Thursday, May 21, 2009

garden troubles, sandy soil

This is my beautiful, Purple Osaka, looking sad and pathetic. It should not look like this, but on hot days it does. I was so excited about this garden, but now I am just frustrated.

The soil is frustrating me. The plot is essentially a giant sandbox. Sandboxes are great for cats, because cats love to shit in sand, and they are great for human children, but they are not great for plants.

Unfortunately, I do not own a cat or a child, so I am stuck with some sad, malnourished plants.

Well, I should go back on what I said. You see, I have been busy reading soil books, and I have been amending the soil all spring. Unfortunately, like Rome, good garden soil is not built in a day. Where I had once envisioned lush, proud, boundless, dark green foliage and ripe ripe fruits, now I am only seeing yellow.

Take a look at the bottom-most leaves of this Brandywine tomato. They are yellow. Leaves turn yellow for several reasons. I believe the cause of yellow in this case is the result of several related factors:

1) I just planted this tomato last week, and so it has not established a decent root system yet. Without a good root system, a plant cannot take up water or the water soluble nutrients it needs.
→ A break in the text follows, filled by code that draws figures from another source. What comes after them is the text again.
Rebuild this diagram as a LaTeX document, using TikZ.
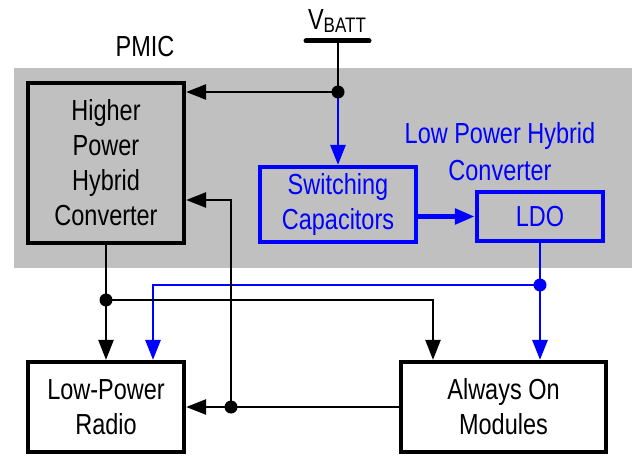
\documentclass[tikz,border=0pt]{standalone}
\usepackage{fontspec}
\setmainfont{Liberation Sans}[FakeStretch=0.81]
\usepackage{xcolor}
\usetikzlibrary{arrows.meta, positioning, calc}

\definecolor{pmicgray}{RGB}{192,192,192}
\definecolor{lpblue}{RGB}{0,0,255}

\begin{document}
\begin{tikzpicture}[x=1pt, y=-1pt,
    block/.style={rectangle, draw=black, line width=4.2pt, fill=white, align=center, inner sep=0pt, font=\fontsize{29}{35}\selectfont},
    lpblock/.style={block, draw=lpblue, text=lpblue, fill=none},
    wire/.style={line width=2.4pt, draw=black},
    bwire/.style={line width=2.8pt, draw=lpblue},
    arr/.style={-{Triangle[length=20pt, width=15pt]}},
    dot/.style={circle, fill=#1, inner sep=0pt, minimum size=13pt},
    lbl/.style={font=\fontsize{29}{37}\selectfont, align=center},
]
    \useasboundingbox (0,0) rectangle (637,457);

    % PMIC area
    \fill[pmicgray] (14,68) rectangle (632,268);
    \node[lbl] (pmic) at (145,47) {PMIC};

    % Blocks
    \node[block, fill=pmicgray, minimum width=156, minimum height=160] (hphc) at (106,163) {Higher\\Power\\Hybrid\\Converter};
    \node[lpblock, minimum width=156, minimum height=75] (sc) at (338,204.5) {Switching\\Capacitors};
    \node[lpblock, minimum width=126, minimum height=49] (ldo) at (540,216.5) {LDO};
    \node[lbl, text=lpblue] (lphc) at (500,152) {Low Power Hybrid\\Converter};
    \node[block, minimum width=156, minimum height=90] (radio) at (106,407) {Low-Power\\Radio};
    \node[block, minimum width=205, minimum height=90] (aom) at (503.5,407) {Always On\\Modules};

    % VBATT supply
    \node[font=\fontsize{29}{29}\selectfont, anchor=base] (vbatt) at (337,30) {V\raisebox{-0.15ex}{\fontsize{21}{21}\selectfont BATT}};
    \coordinate (rail) at (338,41);
    \draw[line width=5pt, line cap=round] (306,41) -- (369,41);

    % Junctions
    \coordinate (tapV) at (338,92);
    \coordinate (tapL) at (540,285);
    \coordinate (bendL) at (153,285);
    \coordinate (tapH) at (106,300);
    \coordinate (bendH) at (433,300);
    \coordinate (tapA) at (231,407);
    \coordinate (bendA) at (231,200);

    % Connections
    \draw[wire] (rail) -- (tapV);
    \draw[wire, arr] (tapV) -- (tapV -| hphc.east);
    \draw[bwire, arr] (tapV) -- (sc.north);
    \draw[lpblue, line width=5.5pt, arr] (ldo.west -| sc.east) -- (ldo.west);
    \draw[bwire] (ldo.south) -- (tapL);
    \draw[bwire, arr] (tapL) -- (tapL |- aom.north);
    \draw[bwire, arr] (tapL) -- (bendL) -- (bendL |- radio.north);
    \draw[wire] (hphc.south) -- (tapH);
    \draw[wire, arr] (tapH) -- (radio.north);
    \draw[wire, arr] (tapH) -- (bendH) -- (bendH |- aom.north);
    \draw[wire, arr] (aom.west) -- (radio.east);
    \draw[wire, arr] (tapA) -- (bendA) -- (bendA -| hphc.east);

    \node[dot=black] at (tapV) {};
    \node[dot=lpblue] at (tapL) {};
    \node[dot=black] at (tapH) {};
    \node[dot=black] at (tapA) {};
\end{tikzpicture}
\end{document}
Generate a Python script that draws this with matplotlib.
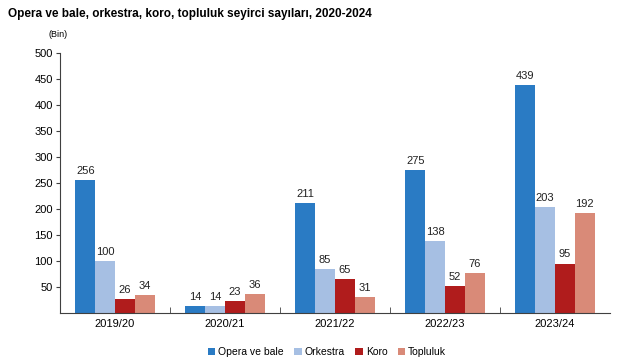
import matplotlib
matplotlib.use("Agg")
import matplotlib.pyplot as plt
import numpy as np

plt.rcParams['font.family'] = ['Liberation Sans', 'DejaVu Sans']

categories = ["2019/20", "2020/21", "2021/22", "2022/23", "2023/24"]
series_names = ["Opera ve bale", "Orkestra", "Koro", "Topluluk"]
opera = [256, 14, 211, 275, 439]
orkestra = [100, 14, 85, 138, 203]
koro = [26, 23, 65, 52, 95]
topluluk = [34, 36, 31, 76, 192]
colors = ["#2a7bc4", "#a6bfe3", "#b01c1c", "#d98a78"]
yticks = [50, 100, 150, 200, 250, 300, 350, 400, 450, 500]

fig = plt.figure(figsize=(6.35, 3.61), dpi=100)
ax = fig.add_axes([0.0945, 0.133, 0.866, 0.72])

x = np.arange(len(categories))
w = 0.18
all_series = [opera, orkestra, koro, topluluk]
for i, (vals, name, c) in enumerate(zip(all_series, series_names, colors)):
    pos = x + (i - 1.5) * w
    ax.bar(pos, vals, width=w, color=c, label=name, edgecolor='none')
    for p, v in zip(pos, vals):
        ax.text(p, v + 8, str(v), ha='center', va='bottom', fontsize=8, color='#222222')

ax.set_xlim(-0.5, len(categories) - 0.5)
ax.set_ylim(0, 500)
ax.set_yticks(yticks)
ax.set_yticklabels([str(t) for t in yticks], fontsize=8)
ax.set_xticks(x)
ax.set_xticklabels(categories, fontsize=8)
ax.tick_params(axis='x', length=0, pad=4)
ax.set_xticks(np.arange(0.5, len(categories) - 0.5, 1), minor=True)
ax.tick_params(axis='x', which='minor', length=4, direction='in', color='#404040')
ax.tick_params(axis='y', length=3, direction='out', color='#404040', pad=2)
for s in ['top', 'right']:
    ax.spines[s].set_visible(False)
ax.spines['left'].set_color('#404040')
ax.spines['bottom'].set_color('#404040')
ax.spines['left'].set_linewidth(0.8)
ax.spines['bottom'].set_linewidth(0.8)

fig.text(0.013, 0.96, "Opera ve bale, orkestra, koro, topluluk seyirci sayıları, 2020-2024",
         fontsize=8.5, fontweight='bold', ha='left', va='center')
fig.text(0.077, 0.905, "(Bin)", fontsize=6.5, ha='left', va='center')

fig.legend(loc='center', bbox_to_anchor=(0.515, 0.025), ncol=4, frameon=False,
           fontsize=7.5, handlelength=0.7, handleheight=0.7, handletextpad=0.3,
           columnspacing=1.0)

fig.savefig("out.png", dpi=100)
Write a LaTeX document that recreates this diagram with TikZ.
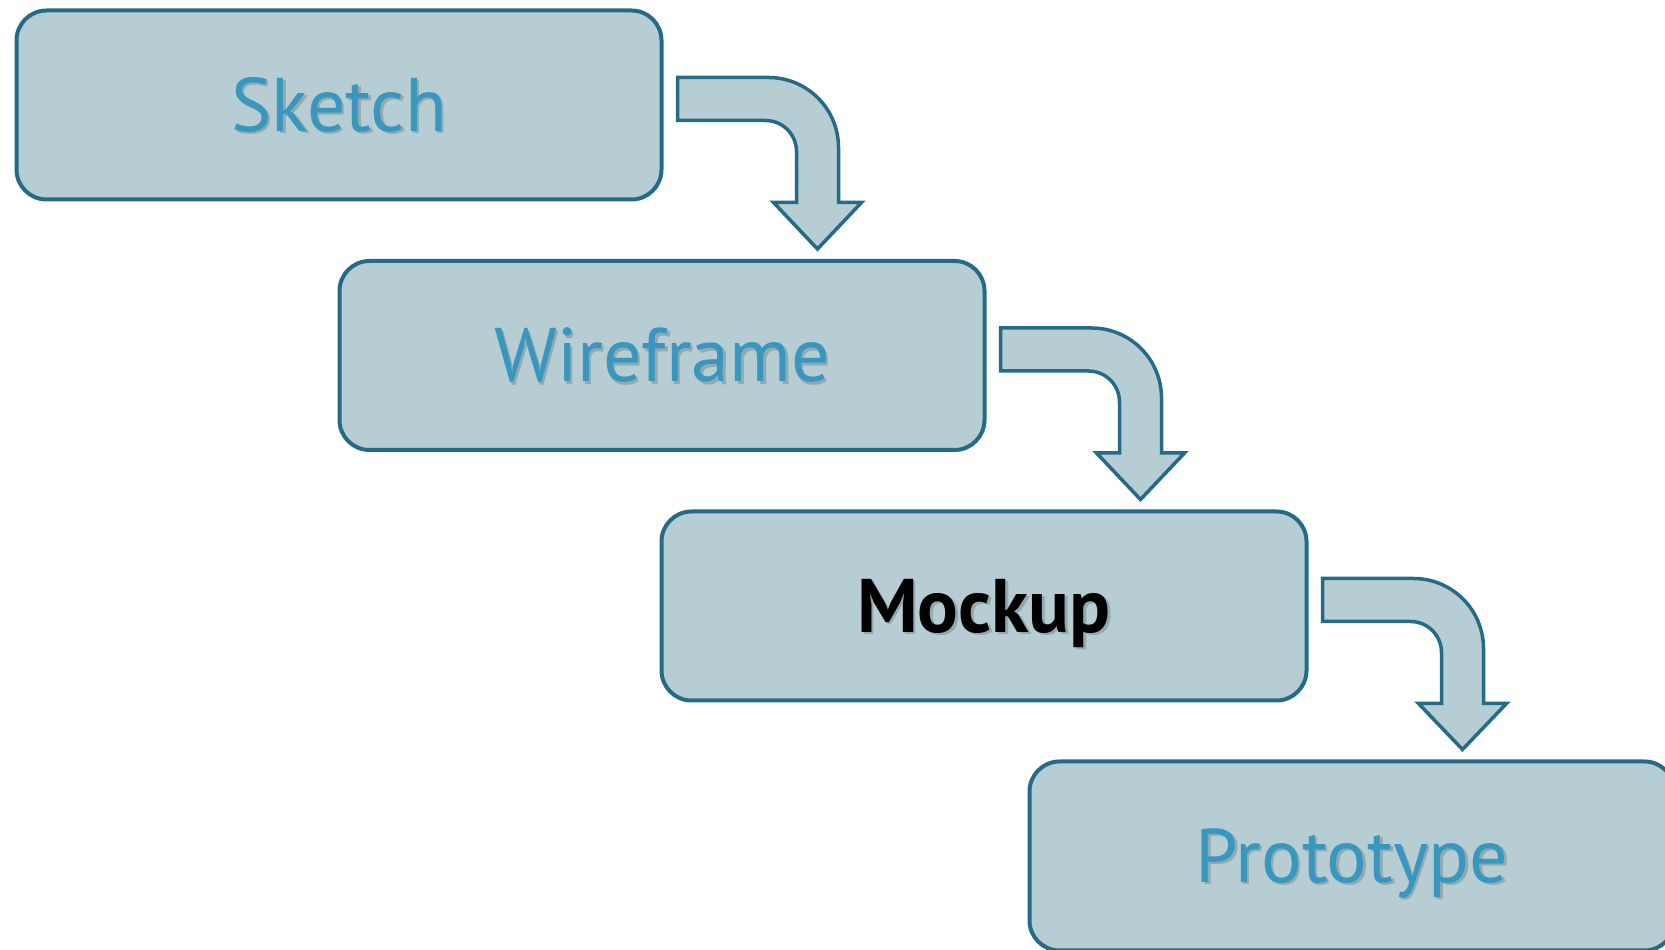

2) Even if it had developed a good root system, this plant would probably still have some yellow leaves. Why? Because this soil blows! Sandy soils are essentially empty calories. There is not very much organic matter in this soil, and it does not retain water either.

Look at this parsley! Also too yellow. What a bummer. Parsley is supposed to be dark green. I am really starting to vent now. Watch out, I'm about to blow!

Anyway, there are things I can and will do to correct some of these problems, but I am afraid this garden may become a headache. Maybe I should throw some Tylenol on it.


Anonymous said...

Well brother, for starters you have to pull out that Ca 7. Crushed Limestone will seep into your soil and kill everything. Then, I would get some Worm Castings (High Grade Worm Shit). Blend that in to the top 4 or 5". That should do the trick. The poo will give the garden nutrients, while the sand will let it drain. booyah tribe.


Anonymous said...

Opposite problem here in Indiana. I have clay. Enough clay to throw about 100 pots. I'v added a bunch of sand and organic matter, but I think this year will be an uphill battle. You should see my pathetic mustard and arugula.